• **Exercise prompt**:
Every entry must be repeated exactly. Exclude all pictures.

• **Entries provided**:
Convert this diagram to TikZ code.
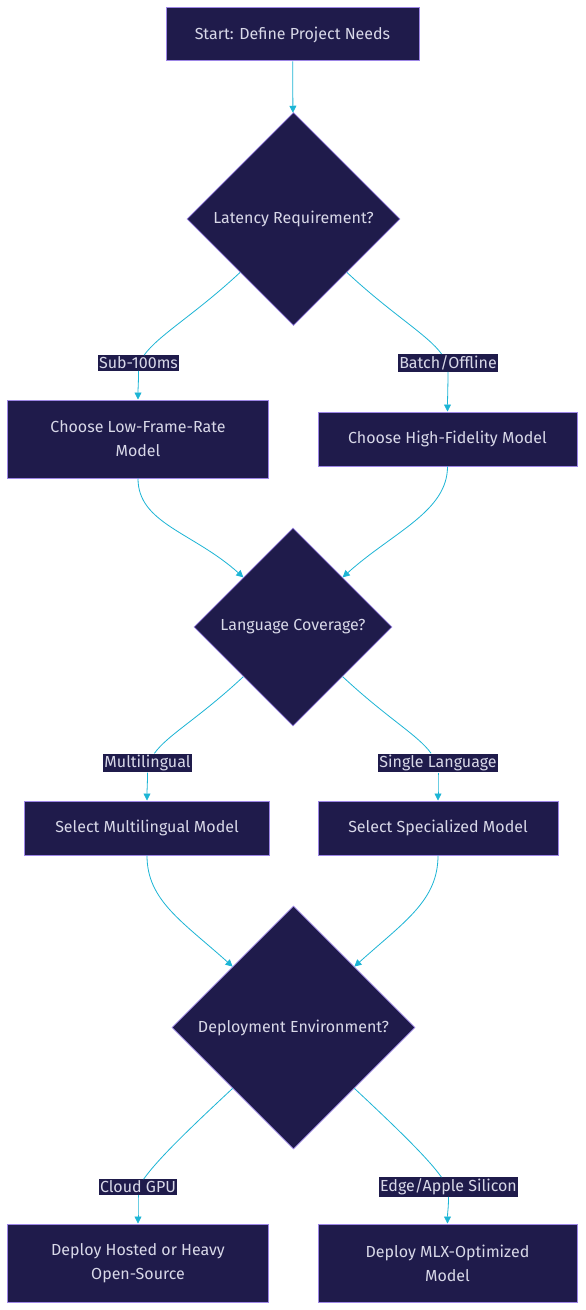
\documentclass[tikz,border=0pt]{standalone}
\usepackage{fontspec}
\setmainfont{Fira Sans}
\usetikzlibrary{shapes.geometric,arrows.meta}
\definecolor{nodefill}{HTML}{1F1B4B}
\definecolor{nodeline}{HTML}{9D86E6}
\definecolor{nodetext}{HTML}{D8D8E8}
\definecolor{edgeline}{HTML}{1CB5D5}
\tikzset{
  procbox/.style={rectangle, fill=nodefill, draw=nodeline, line width=1bp,
    text=nodetext, align=center, inner sep=0pt},
  decision/.style={diamond, fill=nodefill, draw=nodeline, line width=0.6bp,
    text=nodetext, inner sep=0pt, minimum width=#1, minimum height=#1},
  edgelabel/.style={fill=nodefill, text=nodetext, inner sep=1.5bp},
  flowline/.style={draw=edgeline, line width=0.8bp},
  flow/.style={flowline, -{Triangle[length=7bp,width=7bp]}},
}
\begin{document}
\begin{tikzpicture}[x=1bp,y=-1bp,font=\fontsize{16bp}{24bp}\selectfont]
\useasboundingbox[fill=white] (0,0) rectangle (586,1310);
% boxes and decisions
\node[procbox, minimum width=253bp, minimum height=53bp] (start) at (292.5,34.5) {Start: Define Project Needs};
\node[decision=213bp] (d1) at (293.5,219) {Latency Requirement?};
\node[procbox, minimum width=260bp, minimum height=78bp] (low) at (138,439) {Choose Low-Frame-Rate\\Model};
\node[procbox, minimum width=259bp, minimum height=54bp] (high) at (447.5,439) {Choose High-Fidelity Model};
\node[decision=198bp] (d2) at (293,627) {Language Coverage?};
\node[procbox, minimum width=244bp, minimum height=54bp] (multi) at (147,828) {Select Multilingual Model};
\node[procbox, minimum width=240bp, minimum height=54bp] (spec) at (438,828) {Select Specialized Model};
\node[decision=243bp] (d3) at (293.5,1027.5) {Deployment Environment?};
\node[procbox, minimum width=260bp, minimum height=78bp] (hosted) at (138,1263) {Deploy Hosted or Heavy\\Open-Source};
\node[procbox, minimum width=259bp, minimum height=78bp] (mlx) at (447.5,1263) {Deploy MLX-Optimized\\Model};
% edge labels
\node[edgelabel] (l1) at (138.5,363) {Sub-100ms};
\node[edgelabel] (l2) at (448,363) {Batch/Offline};
\node[edgelabel] (l3) at (147.5,763) {Multilingual};
\node[edgelabel] (l4) at (438,763) {Single Language};
\node[edgelabel] (l5) at (138,1187) {Cloud GPU};
\node[edgelabel] (l6) at (448.5,1187) {Edge/Apple Silicon};
% connectors
\draw[flow] (start) -- (d1);
\foreach \d/\a/\b in {d1/l1/l2, d2/l3/l4, d3/l5/l6} {
  \draw[flowline] (\d.south west) .. controls +(-45,42) and +(20,-28) .. (\a);
  \draw[flowline] (\d.south east) .. controls +(45,42) and +(-20,-28) .. (\b);
}
\foreach \a/\b in {l1/low, l2/high, l3/multi, l4/spec, l5/hosted, l6/mlx}
  \draw[flow] (\a) .. controls +(0,22) and +(0,-12) .. (\b.north);
\foreach \a/\d/\c/\s in {low/d2/north west/-1, high/d2/north east/1,
    multi/d3/north west/-1, spec/d3/north east/1}
  \draw[flow] (\a.south) .. controls +(0,45) and +({\s*50},-45) .. (\d.\c);
\end{tikzpicture}
\end{document}
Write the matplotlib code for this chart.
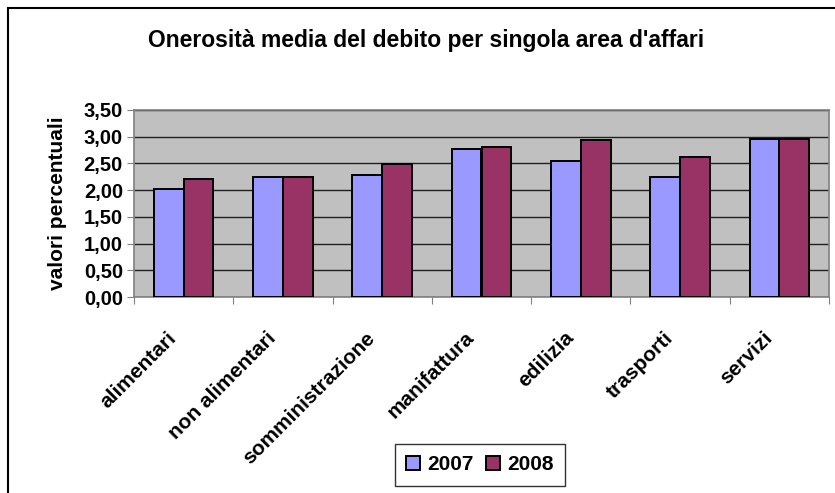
import numpy as np
import matplotlib.pyplot as plt
import matplotlib.transforms as mtransforms
from matplotlib.patches import Rectangle

categorie = ['alimentari', 'non alimentari', 'somministrazione', 'manifattura',
             'edilizia', 'trasporti', 'servizi']
valori_2007 = [2.03, 2.25, 2.29, 2.77, 2.55, 2.25, 2.96]
valori_2008 = [2.21, 2.25, 2.48, 2.81, 2.93, 2.62, 2.96]
anni = ['2007', '2008']

plt.rcParams['font.family'] = ['Liberation Sans', 'DejaVu Sans']
plt.rcParams['font.weight'] = 'bold'
plt.rcParams['axes.labelweight'] = 'bold'

fig = plt.figure(figsize=(8.35, 4.93), dpi=100)
ax = fig.add_axes([134 / 835, 1 - 297 / 493, 695 / 835, 187 / 493])

# bordo esterno del grafico
fig.patches.append(Rectangle((8 / 835, -0.1), 1.1, 1 - 8 / 493 + 0.1,
                             transform=fig.transFigure, fill=False,
                             edgecolor='black', linewidth=1.5))

x = np.arange(len(categorie))
w = 0.30
ax.bar(x - w / 2, valori_2007, w, color='#9999FF', edgecolor='black',
       linewidth=1.4, label=anni[0], zorder=3)
ax.bar(x + w / 2, valori_2008, w, color='#993366', edgecolor='black',
       linewidth=1.4, label=anni[1], zorder=3)

ax.set_facecolor('#C0C0C0')
ax.set_xlim(-0.5, len(categorie) - 0.5)
ax.set_ylim(0, 3.5)
yt = np.arange(0, 3.51, 0.5)
ax.set_yticks(yt)
ax.set_yticklabels([('%.2f' % v).replace('.', ',') for v in yt], fontsize=14.5)
ax.yaxis.grid(True, color='#202020', linewidth=1.0, zorder=1)
ax.set_axisbelow(True)

# tacche tra le categorie, etichette ruotate sotto ogni gruppo
ax.set_xticks(np.arange(-0.5, len(categorie), 1.0))
ax.set_xticklabels([])
ax.tick_params(axis='x', length=5, color='#808080')
ax.tick_params(axis='y', length=5, color='#808080', pad=3)
base = ax.get_xaxis_transform()
off = mtransforms.ScaledTranslation(-0.10, -0.38, fig.dpi_scale_trans)
for xi, nome in zip(x, categorie):
    ax.text(xi, 0, nome, transform=base + off, rotation=45,
            rotation_mode='anchor', ha='right', va='center', fontsize=15)

for s in ax.spines.values():
    s.set_color('#808080')
    s.set_linewidth(1.2)

ax.set_ylabel('valori percentuali', fontsize=15, labelpad=12)

fig.text(0.51, 1 - 41 / 493, "Onerosità media del debito per singola area d'affari",
         ha='center', va='center', fontsize=16.5, fontweight='bold')

leg = fig.legend(loc='center', bbox_to_anchor=(480 / 835, 1 - 465 / 493), ncol=2,
                 frameon=True, fancybox=False, edgecolor='black', fontsize=15,
                 handlelength=0.65, handleheight=0.65, handletextpad=0.35,
                 columnspacing=0.6, borderpad=0.55)
leg.get_frame().set_linewidth(1.0)

fig.savefig('out.png', dpi=100)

• **Problem solution**:
Convert this diagram to TikZ code.
\documentclass[tikz,border=0pt]{standalone}
\usepackage{fontspec}
\setmainfont{Fira Sans}
\usetikzlibrary{shapes.geometric,arrows.meta}
\definecolor{nodefill}{HTML}{1F1B4B}
\definecolor{nodeline}{HTML}{9D86E6}
\definecolor{nodetext}{HTML}{D8D8E8}
\definecolor{edgeline}{HTML}{1CB5D5}
\tikzset{
  procbox/.style={rectangle, fill=nodefill, draw=nodeline, line width=1bp,
    text=nodetext, align=center, inner sep=0pt},
  decision/.style={diamond, fill=nodefill, draw=nodeline, line width=0.6bp,
    text=nodetext, inner sep=0pt, minimum width=#1, minimum height=#1},
  edgelabel/.style={fill=nodefill, text=nodetext, inner sep=1.5bp},
  flowline/.style={draw=edgeline, line width=0.8bp},
  flow/.style={flowline, -{Triangle[length=7bp,width=7bp]}},
}
\begin{document}
\begin{tikzpicture}[x=1bp,y=-1bp,font=\fontsize{16bp}{24bp}\selectfont]
\useasboundingbox[fill=white] (0,0) rectangle (586,1310);
% boxes and decisions
\node[procbox, minimum width=253bp, minimum height=53bp] (start) at (292.5,34.5) {Start: Define Project Needs};
\node[decision=213bp] (d1) at (293.5,219) {Latency Requirement?};
\node[procbox, minimum width=260bp, minimum height=78bp] (low) at (138,439) {Choose Low-Frame-Rate\\Model};
\node[procbox, minimum width=259bp, minimum height=54bp] (high) at (447.5,439) {Choose High-Fidelity Model};
\node[decision=198bp] (d2) at (293,627) {Language Coverage?};
\node[procbox, minimum width=244bp, minimum height=54bp] (multi) at (147,828) {Select Multilingual Model};
\node[procbox, minimum width=240bp, minimum height=54bp] (spec) at (438,828) {Select Specialized Model};
\node[decision=243bp] (d3) at (293.5,1027.5) {Deployment Environment?};
\node[procbox, minimum width=260bp, minimum height=78bp] (hosted) at (138,1263) {Deploy Hosted or Heavy\\Open-Source};
\node[procbox, minimum width=259bp, minimum height=78bp] (mlx) at (447.5,1263) {Deploy MLX-Optimized\\Model};
% edge labels
\node[edgelabel] (l1) at (138.5,363) {Sub-100ms};
\node[edgelabel] (l2) at (448,363) {Batch/Offline};
\node[edgelabel] (l3) at (147.5,763) {Multilingual};
\node[edgelabel] (l4) at (438,763) {Single Language};
\node[edgelabel] (l5) at (138,1187) {Cloud GPU};
\node[edgelabel] (l6) at (448.5,1187) {Edge/Apple Silicon};
% connectors
\draw[flow] (start) -- (d1);
\foreach \d/\a/\b in {d1/l1/l2, d2/l3/l4, d3/l5/l6} {
  \draw[flowline] (\d.south west) .. controls +(-45,42) and +(20,-28) .. (\a);
  \draw[flowline] (\d.south east) .. controls +(45,42) and +(-20,-28) .. (\b);
}
\foreach \a/\b in {l1/low, l2/high, l3/multi, l4/spec, l5/hosted, l6/mlx}
  \draw[flow] (\a) .. controls +(0,22) and +(0,-12) .. (\b.north);
\foreach \a/\d/\c/\s in {low/d2/north west/-1, high/d2/north east/1,
    multi/d3/north west/-1, spec/d3/north east/1}
  \draw[flow] (\a.south) .. controls +(0,45) and +({\s*50},-45) .. (\d.\c);
\end{tikzpicture}
\end{document}
Write the matplotlib code for this chart.
import numpy as np
import matplotlib.pyplot as plt
import matplotlib.transforms as mtransforms
from matplotlib.patches import Rectangle

categorie = ['alimentari', 'non alimentari', 'somministrazione', 'manifattura',
             'edilizia', 'trasporti', 'servizi']
valori_2007 = [2.03, 2.25, 2.29, 2.77, 2.55, 2.25, 2.96]
valori_2008 = [2.21, 2.25, 2.48, 2.81, 2.93, 2.62, 2.96]
anni = ['2007', '2008']

plt.rcParams['font.family'] = ['Liberation Sans', 'DejaVu Sans']
plt.rcParams['font.weight'] = 'bold'
plt.rcParams['axes.labelweight'] = 'bold'

fig = plt.figure(figsize=(8.35, 4.93), dpi=100)
ax = fig.add_axes([134 / 835, 1 - 297 / 493, 695 / 835, 187 / 493])

# bordo esterno del grafico
fig.patches.append(Rectangle((8 / 835, -0.1), 1.1, 1 - 8 / 493 + 0.1,
                             transform=fig.transFigure, fill=False,
                             edgecolor='black', linewidth=1.5))

x = np.arange(len(categorie))
w = 0.30
ax.bar(x - w / 2, valori_2007, w, color='#9999FF', edgecolor='black',
       linewidth=1.4, label=anni[0], zorder=3)
ax.bar(x + w / 2, valori_2008, w, color='#993366', edgecolor='black',
       linewidth=1.4, label=anni[1], zorder=3)

ax.set_facecolor('#C0C0C0')
ax.set_xlim(-0.5, len(categorie) - 0.5)
ax.set_ylim(0, 3.5)
yt = np.arange(0, 3.51, 0.5)
ax.set_yticks(yt)
ax.set_yticklabels([('%.2f' % v).replace('.', ',') for v in yt], fontsize=14.5)
ax.yaxis.grid(True, color='#202020', linewidth=1.0, zorder=1)
ax.set_axisbelow(True)

# tacche tra le categorie, etichette ruotate sotto ogni gruppo
ax.set_xticks(np.arange(-0.5, len(categorie), 1.0))
ax.set_xticklabels([])
ax.tick_params(axis='x', length=5, color='#808080')
ax.tick_params(axis='y', length=5, color='#808080', pad=3)
base = ax.get_xaxis_transform()
off = mtransforms.ScaledTranslation(-0.10, -0.38, fig.dpi_scale_trans)
for xi, nome in zip(x, categorie):
    ax.text(xi, 0, nome, transform=base + off, rotation=45,
            rotation_mode='anchor', ha='right', va='center', fontsize=15)

for s in ax.spines.values():
    s.set_color('#808080')
    s.set_linewidth(1.2)

ax.set_ylabel('valori percentuali', fontsize=15, labelpad=12)

fig.text(0.51, 1 - 41 / 493, "Onerosità media del debito per singola area d'affari",
         ha='center', va='center', fontsize=16.5, fontweight='bold')

leg = fig.legend(loc='center', bbox_to_anchor=(480 / 835, 1 - 465 / 493), ncol=2,
                 frameon=True, fancybox=False, edgecolor='black', fontsize=15,
                 handlelength=0.65, handleheight=0.65, handletextpad=0.35,
                 columnspacing=0.6, borderpad=0.55)
leg.get_frame().set_linewidth(1.0)

fig.savefig('out.png', dpi=100)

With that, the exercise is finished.